Book Description: This lyrical novel of community, betrayal, and love centers on an unforgettable matriarchal family in Barbados. Two sisters, ages ten and sixteen, are exiled from Brooklyn to Bird Hill in Barbados after their mother can no longer care for them. The young Phaedra and her older sister, Dionne, live for the summer of 1989 with their grandmother Hyacinth, a midwife and practitioner of the local spiritual practice of obeah.

Dionne spends the summer in search of love, testing her grandmother’s limits, and wanting to go home. Phaedra explores Bird Hill, where her family has lived for generations, accompanies her grandmother in her role as a midwife, and investigates their mother’s mysterious life.

This tautly paced coming-of-age story builds to a crisis when the father they barely know comes to Bird Hill to reclaim his daughters, and both Phaedra and Dionne must choose between the Brooklyn they once knew and loved or the Barbados of their family.

Jackson’s Barbados and her characters are singular, especially the wise Hyacinth and the heartbreaking young Phaedra, who is coming into her own as a young woman amid the tumult of her family.

Reading Sara Review:  When I first heard of this book, the plot did not immediately capture me – but I kept seeing it on blogs and review sites that I trust, so I decided to give it a shot. I did not fly through this book, but ended up taking my time to be invested in the story and in the characters. I ended up loving this coming of age story. Put simply, Dionne and Phaedra are living with their grandmother during a hot summer in the Barbados, passing time at Vacation Bible School, trying to make friends, meeting boys and learning about their family history while their mother is mysteriously ill. However, this story is anything but simple.

These two young girls, at an age being influenced by literally everything, each have their own distinct personalities, memories of their parents and visions for their future. The author’s writing style is distinct and invigorating. I wanted to learn more about the side-characters, such as Jean (a gay man, living with his mother and childhood best friend of Phaedra and Dionne’s mother), Mrs. Loving (the pastor’s wife, mother of the boys that Phaedra and Dionne hang out with), and certainly Hyacinth (their grandmother). Hyacinth was a character that believed in generational wisdom, stories for teaching lessons and the importance of family. While Phaedra and Dionne are dealing with their mother’s illness, Hyacinth is dealing with her daughter’s illness – someone that she does not even know anymore and cannot image going through all of this alone. Her voice and wisdom were a powerful part of this novel.

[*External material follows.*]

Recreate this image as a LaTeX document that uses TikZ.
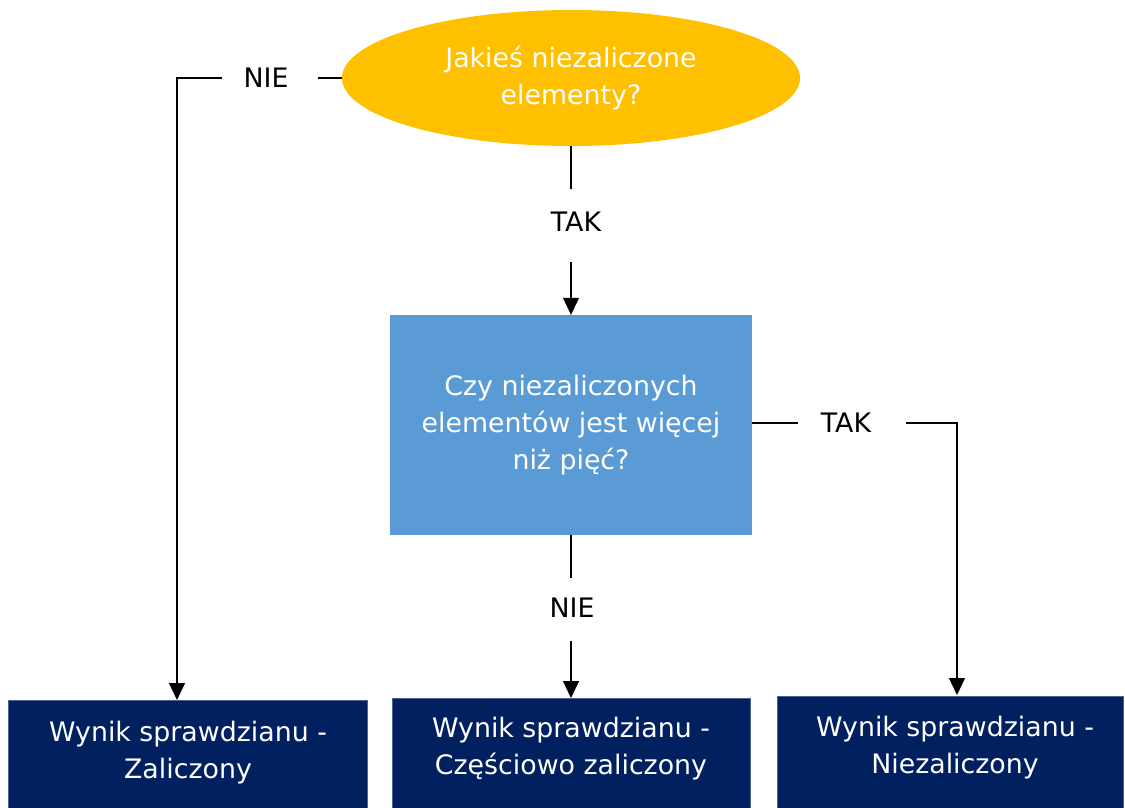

“Hyacinth just wanted to know that she could shift her weight to one side and it wouldn’t be just the air and the force of her will holding her up, but the support of her family too. Hyacinth thought life was not just easier, but sweeter with family by her side”- Naomi Jackson

This story brought me to another culture, a different family and a unique-close knit community that I admired. It was just a snippet of this family’s story, there is so much more to unravel about this family and the community of Bird Hill. Perhaps Naomi Jackson will be inspired for a second book?